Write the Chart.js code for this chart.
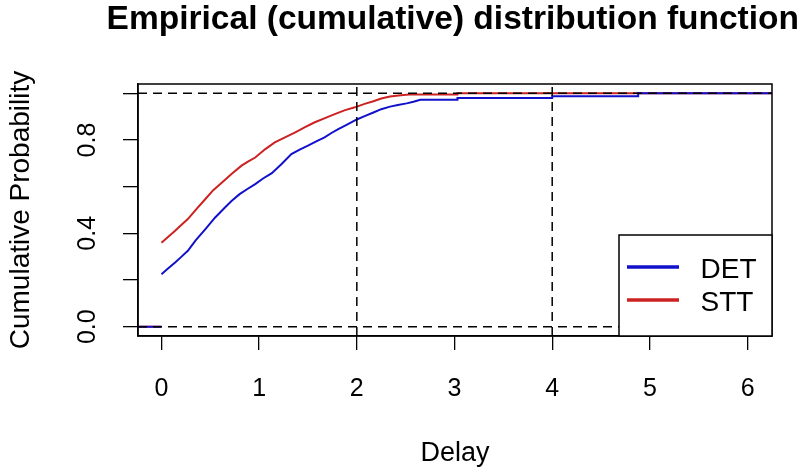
<!DOCTYPE html>
<html><head><meta charset="utf-8">
<script src="https://cdn.jsdelivr.net/npm/chart.js@4/dist/chart.umd.min.js"></script>
<style>html,body{margin:0;padding:0;background:#fff;overflow:hidden;}</style>
</head><body>
<canvas id="c" width="801" height="474"></canvas>
<script>
// ---- chart text ----
const chartTitle = 'Empirical (cumulative) distribution function';
const xAxisTitle = 'Delay';
const yAxisTitle = 'Cumulative Probability';
const seriesNames = ['DET', 'STT'];
const seriesColors = ['#1111CC', '#CC2222'];

// ---- axes ----
const xRange = [-0.24, 6.25];
const yRange = [-0.04, 1.04];
const xTicks = [0, 1, 2, 3, 4, 5, 6];
const xTickLabels = ['0', '1', '2', '3', '4', '5', '6'];
const yTicks = [0, 0.2, 0.4, 0.6, 0.8, 1.0];
const yTickLabels = ['0.0', '', '0.4', '', '0.8', ''];

// ---- reference (dashed) lines ----
const refH = [0, 1];
const refV = [2, 4];

// ---- ECDF traces ----
const detX = [0, 0.07, 0.14, 0.2, 0.27, 0.35, 0.45, 0.55, 0.65, 0.72, 0.8, 0.88, 0.96, 1.04, 1.13, 1.23, 1.33, 1.42, 1.5, 1.58, 1.67, 1.74, 1.81, 1.9, 2.0, 2.08, 2.17, 2.25, 2.34, 2.42, 2.51, 2.58, 2.65, 3.03, 3.03, 4.0, 4.0, 4.88, 4.88];
const detY = [0.225, 0.25, 0.275, 0.298, 0.325, 0.37, 0.418, 0.468, 0.511, 0.54, 0.568, 0.59, 0.611, 0.635, 0.658, 0.697, 0.74, 0.76, 0.776, 0.793, 0.811, 0.83, 0.847, 0.866, 0.888, 0.902, 0.918, 0.932, 0.943, 0.95, 0.957, 0.964, 0.972, 0.972, 0.98, 0.98, 0.987, 0.987, 1.0];
const sttX = [0, 0.07, 0.14, 0.2, 0.27, 0.36, 0.45, 0.53, 0.62, 0.72, 0.82, 0.89, 0.96, 1.06, 1.16, 1.27, 1.37, 1.47, 1.57, 1.68, 1.78, 1.88, 1.98, 2.08, 2.17, 2.25, 2.34, 2.45, 2.54, 3.03, 3.03];
const sttY = [0.36, 0.385, 0.411, 0.435, 0.461, 0.505, 0.547, 0.585, 0.618, 0.655, 0.69, 0.708, 0.725, 0.76, 0.79, 0.812, 0.833, 0.855, 0.876, 0.895, 0.912, 0.928, 0.94, 0.955, 0.966, 0.978, 0.986, 0.992, 0.995, 0.995, 1.0];

const FONT = '"Liberation Sans", Arial, Helvetica, sans-serif';
Chart.defaults.font.family = FONT;
Chart.defaults.color = '#000';

function ecdfPoints(xs, ys) {
  const pts = [{x: xRange[0], y: 0}, {x: xs[0], y: 0}, {x: xs[0], y: null}];
  xs.forEach((x, i) => pts.push({x: x, y: ys[i]}));
  pts.push({x: xRange[1], y: ys[ys.length - 1]});
  return pts;
}

const dashStyle = {borderColor: '#000', borderWidth: 1.5, borderDash: [9, 6], pointRadius: 0, fill: false, order: 0};
const refSets = [];
refH.forEach(v => refSets.push(Object.assign({label: 'h' + v, data: [{x: xRange[0], y: v}, {x: xRange[1], y: v}]}, dashStyle)));
refV.forEach(v => refSets.push(Object.assign({label: 'v' + v, data: [{x: v, y: yRange[0]}, {x: v, y: yRange[1]}]}, dashStyle)));

const seriesSets = [
  {label: seriesNames[0], data: ecdfPoints(detX, detY), borderColor: seriesColors[0], borderWidth: 2, pointRadius: 0, fill: false, tension: 0, spanGaps: false, order: 1},
  {label: seriesNames[1], data: ecdfPoints(sttX, sttY), borderColor: seriesColors[1], borderWidth: 2, pointRadius: 0, fill: false, tension: 0, spanGaps: false, order: 2}
];

const framePlugin = {
  id: 'frame',
  afterDatasetsDraw(chart) {
    const {ctx, chartArea: a} = chart;
    ctx.save();
    ctx.strokeStyle = '#000';
    ctx.lineWidth = 1.5;
    ctx.strokeRect(a.left, a.top, a.right - a.left, a.bottom - a.top);
    // legend box (inside plot, bottom-right)
    const w = 153, h = 101;
    const L = a.right - w, T = a.bottom - h;
    ctx.fillStyle = '#fff';
    ctx.fillRect(L, T, w, h);
    ctx.strokeRect(L, T, w, h);
    seriesNames.forEach((name, i) => {
      const y = T + 32 + i * 33;
      ctx.strokeStyle = seriesColors[i];
      ctx.lineWidth = 3.5;
      ctx.beginPath();
      ctx.moveTo(L + 8, y);
      ctx.lineTo(L + 60, y);
      ctx.stroke();
      ctx.fillStyle = '#000';
      ctx.font = '28px ' + FONT;
      ctx.textBaseline = 'middle';
      ctx.textAlign = 'left';
      ctx.fillText(name, L + 81.5, y + 3);
    });
    ctx.restore();
  }
};

new Chart(document.getElementById('c'), {
  type: 'line',
  data: {datasets: seriesSets.concat(refSets)},
  options: {
    responsive: false,
    animation: false,
    events: [],
    layout: {padding: {left: 0, right: 2, top: 0, bottom: 0}},
    plugins: {
      legend: {display: false},
      tooltip: {enabled: false},
      title: {
        display: true, text: chartTitle, align: 'end', color: '#000',
        font: {size: 33.5, weight: 'bold', family: FONT, lineHeight: 1.2},
        padding: {top: 0, bottom: 43.8}
      }
    },
    scales: {
      x: {
        type: 'linear', position: 'bottom', min: xRange[0], max: xRange[1],
        afterBuildTicks: s => { s.ticks = xTicks.map(v => ({value: v})); },
        afterFit: s => { s.height = 138; s.paddingLeft = 0; s.paddingRight = 29; },
        ticks: {autoSkip: false, maxRotation: 0, minRotation: 0, padding: 24, color: '#000',
          font: {size: 25, family: FONT, lineHeight: 1.2},
          callback: (v, i) => xTickLabels[i]},
        grid: {drawOnChartArea: false, drawTicks: true, tickLength: 14, color: '#000', lineWidth: 1.3},
        border: {display: true, color: '#000', width: 1.5},
        title: {display: true, text: xAxisTitle, color: '#000', font: {size: 27, family: FONT, lineHeight: 1.2}, padding: {top: 0, bottom: 4}}
      },
      y: {
        type: 'linear', position: 'left', min: yRange[0], max: yRange[1],
        afterBuildTicks: s => { s.ticks = yTicks.map(v => ({value: v})); },
        afterFit: s => { s.width = 138; s.paddingTop = 0; s.paddingBottom = 0; },
        ticks: {autoSkip: false, minRotation: 90, maxRotation: 90, crossAlign: 'center', padding: 18, color: '#000',
          font: {size: 25, family: FONT, lineHeight: 1.2},
          callback: (v, i) => yTickLabels[i]},
        grid: {drawOnChartArea: false, drawTicks: true, tickLength: 15, color: '#000', lineWidth: 1.3},
        border: {display: true, color: '#000', width: 1.5},
        title: {display: true, text: yAxisTitle, color: '#000', font: {size: 28, family: FONT, lineHeight: 1.2}, padding: {top: 4.8, bottom: 0}}
      }
    }
  },
  plugins: [framePlugin]
});
</script>
</body></html>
-----
Stated task :: Working from the lines above, reproduce the material exactly and exclude its pictures.

Reply to the exercise ::
Write the Chart.js code for this chart.
<!DOCTYPE html>
<html><head><meta charset="utf-8">
<script src="https://cdn.jsdelivr.net/npm/chart.js@4/dist/chart.umd.min.js"></script>
<style>html,body{margin:0;padding:0;background:#fff;overflow:hidden;}</style>
</head><body>
<canvas id="c" width="801" height="474"></canvas>
<script>
// ---- chart text ----
const chartTitle = 'Empirical (cumulative) distribution function';
const xAxisTitle = 'Delay';
const yAxisTitle = 'Cumulative Probability';
const seriesNames = ['DET', 'STT'];
const seriesColors = ['#1111CC', '#CC2222'];

// ---- axes ----
const xRange = [-0.24, 6.25];
const yRange = [-0.04, 1.04];
const xTicks = [0, 1, 2, 3, 4, 5, 6];
const xTickLabels = ['0', '1', '2', '3', '4', '5', '6'];
const yTicks = [0, 0.2, 0.4, 0.6, 0.8, 1.0];
const yTickLabels = ['0.0', '', '0.4', '', '0.8', ''];

// ---- reference (dashed) lines ----
const refH = [0, 1];
const refV = [2, 4];

// ---- ECDF traces ----
const detX = [0, 0.07, 0.14, 0.2, 0.27, 0.35, 0.45, 0.55, 0.65, 0.72, 0.8, 0.88, 0.96, 1.04, 1.13, 1.23, 1.33, 1.42, 1.5, 1.58, 1.67, 1.74, 1.81, 1.9, 2.0, 2.08, 2.17, 2.25, 2.34, 2.42, 2.51, 2.58, 2.65, 3.03, 3.03, 4.0, 4.0, 4.88, 4.88];
const detY = [0.225, 0.25, 0.275, 0.298, 0.325, 0.37, 0.418, 0.468, 0.511, 0.54, 0.568, 0.59, 0.611, 0.635, 0.658, 0.697, 0.74, 0.76, 0.776, 0.793, 0.811, 0.83, 0.847, 0.866, 0.888, 0.902, 0.918, 0.932, 0.943, 0.95, 0.957, 0.964, 0.972, 0.972, 0.98, 0.98, 0.987, 0.987, 1.0];
const sttX = [0, 0.07, 0.14, 0.2, 0.27, 0.36, 0.45, 0.53, 0.62, 0.72, 0.82, 0.89, 0.96, 1.06, 1.16, 1.27, 1.37, 1.47, 1.57, 1.68, 1.78, 1.88, 1.98, 2.08, 2.17, 2.25, 2.34, 2.45, 2.54, 3.03, 3.03];
const sttY = [0.36, 0.385, 0.411, 0.435, 0.461, 0.505, 0.547, 0.585, 0.618, 0.655, 0.69, 0.708, 0.725, 0.76, 0.79, 0.812, 0.833, 0.855, 0.876, 0.895, 0.912, 0.928, 0.94, 0.955, 0.966, 0.978, 0.986, 0.992, 0.995, 0.995, 1.0];

const FONT = '"Liberation Sans", Arial, Helvetica, sans-serif';
Chart.defaults.font.family = FONT;
Chart.defaults.color = '#000';

function ecdfPoints(xs, ys) {
  const pts = [{x: xRange[0], y: 0}, {x: xs[0], y: 0}, {x: xs[0], y: null}];
  xs.forEach((x, i) => pts.push({x: x, y: ys[i]}));
  pts.push({x: xRange[1], y: ys[ys.length - 1]});
  return pts;
}

const dashStyle = {borderColor: '#000', borderWidth: 1.5, borderDash: [9, 6], pointRadius: 0, fill: false, order: 0};
const refSets = [];
refH.forEach(v => refSets.push(Object.assign({label: 'h' + v, data: [{x: xRange[0], y: v}, {x: xRange[1], y: v}]}, dashStyle)));
refV.forEach(v => refSets.push(Object.assign({label: 'v' + v, data: [{x: v, y: yRange[0]}, {x: v, y: yRange[1]}]}, dashStyle)));

const seriesSets = [
  {label: seriesNames[0], data: ecdfPoints(detX, detY), borderColor: seriesColors[0], borderWidth: 2, pointRadius: 0, fill: false, tension: 0, spanGaps: false, order: 1},
  {label: seriesNames[1], data: ecdfPoints(sttX, sttY), borderColor: seriesColors[1], borderWidth: 2, pointRadius: 0, fill: false, tension: 0, spanGaps: false, order: 2}
];

const framePlugin = {
  id: 'frame',
  afterDatasetsDraw(chart) {
    const {ctx, chartArea: a} = chart;
    ctx.save();
    ctx.strokeStyle = '#000';
    ctx.lineWidth = 1.5;
    ctx.strokeRect(a.left, a.top, a.right - a.left, a.bottom - a.top);
    // legend box (inside plot, bottom-right)
    const w = 153, h = 101;
    const L = a.right - w, T = a.bottom - h;
    ctx.fillStyle = '#fff';
    ctx.fillRect(L, T, w, h);
    ctx.strokeRect(L, T, w, h);
    seriesNames.forEach((name, i) => {
      const y = T + 32 + i * 33;
      ctx.strokeStyle = seriesColors[i];
      ctx.lineWidth = 3.5;
      ctx.beginPath();
      ctx.moveTo(L + 8, y);
      ctx.lineTo(L + 60, y);
      ctx.stroke();
      ctx.fillStyle = '#000';
      ctx.font = '28px ' + FONT;
      ctx.textBaseline = 'middle';
      ctx.textAlign = 'left';
      ctx.fillText(name, L + 81.5, y + 3);
    });
    ctx.restore();
  }
};

new Chart(document.getElementById('c'), {
  type: 'line',
  data: {datasets: seriesSets.concat(refSets)},
  options: {
    responsive: false,
    animation: false,
    events: [],
    layout: {padding: {left: 0, right: 2, top: 0, bottom: 0}},
    plugins: {
      legend: {display: false},
      tooltip: {enabled: false},
      title: {
        display: true, text: chartTitle, align: 'end', color: '#000',
        font: {size: 33.5, weight: 'bold', family: FONT, lineHeight: 1.2},
        padding: {top: 0, bottom: 43.8}
      }
    },
    scales: {
      x: {
        type: 'linear', position: 'bottom', min: xRange[0], max: xRange[1],
        afterBuildTicks: s => { s.ticks = xTicks.map(v => ({value: v})); },
        afterFit: s => { s.height = 138; s.paddingLeft = 0; s.paddingRight = 29; },
        ticks: {autoSkip: false, maxRotation: 0, minRotation: 0, padding: 24, color: '#000',
          font: {size: 25, family: FONT, lineHeight: 1.2},
          callback: (v, i) => xTickLabels[i]},
        grid: {drawOnChartArea: false, drawTicks: true, tickLength: 14, color: '#000', lineWidth: 1.3},
        border: {display: true, color: '#000', width: 1.5},
        title: {display: true, text: xAxisTitle, color: '#000', font: {size: 27, family: FONT, lineHeight: 1.2}, padding: {top: 0, bottom: 4}}
      },
      y: {
        type: 'linear', position: 'left', min: yRange[0], max: yRange[1],
        afterBuildTicks: s => { s.ticks = yTicks.map(v => ({value: v})); },
        afterFit: s => { s.width = 138; s.paddingTop = 0; s.paddingBottom = 0; },
        ticks: {autoSkip: false, minRotation: 90, maxRotation: 90, crossAlign: 'center', padding: 18, color: '#000',
          font: {size: 25, family: FONT, lineHeight: 1.2},
          callback: (v, i) => yTickLabels[i]},
        grid: {drawOnChartArea: false, drawTicks: true, tickLength: 15, color: '#000', lineWidth: 1.3},
        border: {display: true, color: '#000', width: 1.5},
        title: {display: true, text: yAxisTitle, color: '#000', font: {size: 28, family: FONT, lineHeight: 1.2}, padding: {top: 4.8, bottom: 0}}
      }
    }
  },
  plugins: [framePlugin]
});
</script>
</body></html>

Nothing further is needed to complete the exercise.